Use either Conda or Virtualenv to create an isolated environment.

Using Conda

conda create --prefix ./.venv python=3.10.4
conda activate ./.venv
pip install -r ./env_setup/requirements.txt

Using Virtualenv

python -m venv .venv
source .venv/bin/activate     # Linux/Mac
.venv\Scripts\activate        # Windows
pip install -r ./env_setup/requirements.txt

Why this matters

  • Keeps dependencies under control.
  • Prevents conflicts with other Python projects.

3.2 Run experiments

In this repository, a task is any shell call that triggers one logical step, such as a single training run or a report-generation job.

Run single tasks:

python runs/train.py      # one training run
python runs/report.py     # aggregate previous runs and build a report

Run the entire pipeline:

# Linux/Mac
./run_all_tasks.sh

# Windows
run_all_tasks.bat

Why this matters

  • Lets you test one step at a time or run everything in one command.
  • Saves time when launching many experiments.

4. Hydra Basics

Hydra lets you launch Python functions from the command line and manage configuration files.

  • Every YAML file in ./config/ defines default settings for one part of the project (model, data, training, launcher).
  • You can override any field directly in the shell with key=value.
  • Multirun mode runs many configurations back-to-back and stores each result in its own folder.

4.1 Basic Run

python runs/train.py        # uses defaults in config/

Pass command-line overrides:

python runs/train.py training.epochs=10 model=net5

4.2 Run multiple experiments

python runs/train.py --multirun model=net2,net5 training.epochs=2,5

Hydra creates one sub-folder per setting.

4.3 Run predefined experiments

python runs/train.py +experiment=sweep_models

The file ./config/experiment/sweep_models.yaml lists all overrides for this sweep.

4.4 Use launchers for parallel runs

Launchers let you run many jobs in parallel on one machine or an HPC cluster.
Launcher configs live in ./config/launcher/.
See the Hydra launcher docs: https://hydra.cc/docs/advanced/launcher_plugins/.
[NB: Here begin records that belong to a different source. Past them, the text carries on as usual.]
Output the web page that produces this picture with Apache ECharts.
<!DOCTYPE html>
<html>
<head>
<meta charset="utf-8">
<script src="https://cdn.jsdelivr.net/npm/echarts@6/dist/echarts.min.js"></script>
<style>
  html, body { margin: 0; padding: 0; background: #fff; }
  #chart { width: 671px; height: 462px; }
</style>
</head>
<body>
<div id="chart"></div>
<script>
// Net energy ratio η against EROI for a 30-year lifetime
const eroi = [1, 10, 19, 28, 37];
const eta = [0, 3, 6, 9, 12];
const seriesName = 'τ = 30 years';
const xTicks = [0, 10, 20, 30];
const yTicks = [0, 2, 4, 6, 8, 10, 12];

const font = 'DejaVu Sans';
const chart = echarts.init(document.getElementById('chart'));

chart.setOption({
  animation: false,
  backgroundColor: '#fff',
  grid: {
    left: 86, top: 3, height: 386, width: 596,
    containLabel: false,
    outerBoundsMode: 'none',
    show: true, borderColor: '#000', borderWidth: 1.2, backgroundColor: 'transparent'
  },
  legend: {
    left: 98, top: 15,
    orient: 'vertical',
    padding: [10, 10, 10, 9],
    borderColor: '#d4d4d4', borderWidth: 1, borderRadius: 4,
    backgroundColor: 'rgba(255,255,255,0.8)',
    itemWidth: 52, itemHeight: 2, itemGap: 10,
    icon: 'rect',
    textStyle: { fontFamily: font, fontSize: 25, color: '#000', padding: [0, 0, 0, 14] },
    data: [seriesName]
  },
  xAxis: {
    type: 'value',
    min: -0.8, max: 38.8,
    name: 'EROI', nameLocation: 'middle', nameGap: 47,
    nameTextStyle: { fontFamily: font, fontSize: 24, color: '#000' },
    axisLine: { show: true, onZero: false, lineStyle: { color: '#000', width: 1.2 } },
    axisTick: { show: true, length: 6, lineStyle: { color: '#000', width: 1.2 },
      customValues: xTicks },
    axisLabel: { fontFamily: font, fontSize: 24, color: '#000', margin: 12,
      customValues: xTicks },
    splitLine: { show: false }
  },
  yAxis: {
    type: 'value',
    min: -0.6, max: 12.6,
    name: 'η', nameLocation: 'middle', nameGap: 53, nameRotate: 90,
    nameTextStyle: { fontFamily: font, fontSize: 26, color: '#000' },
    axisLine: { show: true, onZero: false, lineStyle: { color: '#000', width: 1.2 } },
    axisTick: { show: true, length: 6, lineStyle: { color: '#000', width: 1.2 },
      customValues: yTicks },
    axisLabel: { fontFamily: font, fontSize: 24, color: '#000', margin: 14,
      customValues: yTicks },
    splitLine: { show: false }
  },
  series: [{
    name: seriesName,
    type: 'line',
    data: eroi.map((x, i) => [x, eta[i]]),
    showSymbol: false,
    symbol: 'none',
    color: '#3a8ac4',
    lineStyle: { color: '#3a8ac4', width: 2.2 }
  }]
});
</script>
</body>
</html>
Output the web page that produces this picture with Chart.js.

# Local CPU parallelism with joblib
python runs/train.py --multirun +launcher=joblib

# Slurm cluster
python runs/train.py --multirun +launcher=slurm

# Slurm with GPUs
python runs/train.py --multirun +launcher=slurmgpu

Why this matters

  • You can explore many settings with a single command.
  • Hydra records every config, so you know exactly what produced each result.
  • The same code you were running in your machine, can be run in a cluster with minimal changes or coding rabbit-holes (mostly).

5. Tools

Besides Python and Hydra, two tools are worth adding to your workflow.

5.1 Docker

Docker packages your code, environment, and dependencies into one container, so it runs the same on any operating system.

docker build -t example ./env_setup
docker run -d --rm --name example --gpus all -v $(pwd):/home/example example bash

Why this matters

  • Handy for sharing your work or moving it to a server.
  • Removes “works on my machine” problems.

5.2 Rclone for syncing data

rclone moves large datasets between your workstation and remote storage (e.g., S3, Google Drive).

rclone config
rclone sync ./data/datasets remote:bucket/path -P --transfers=8

Why this matters

  • Keeps local disks clean and backed up.
  • Speeds up transfers to HPC clusters.

6. Using this Template

This project is meant to help students organize and run machine-learning experiments. What's important is the abstract idea of organizing your thoughts and your code, not this specific implementation of it.


7. References and Further Reading


The exact folder names and tools can change, but the key idea stays the same: a clear, automated workflow makes large-scale experimentation faster, easier to debug, and easier for others to reproduce.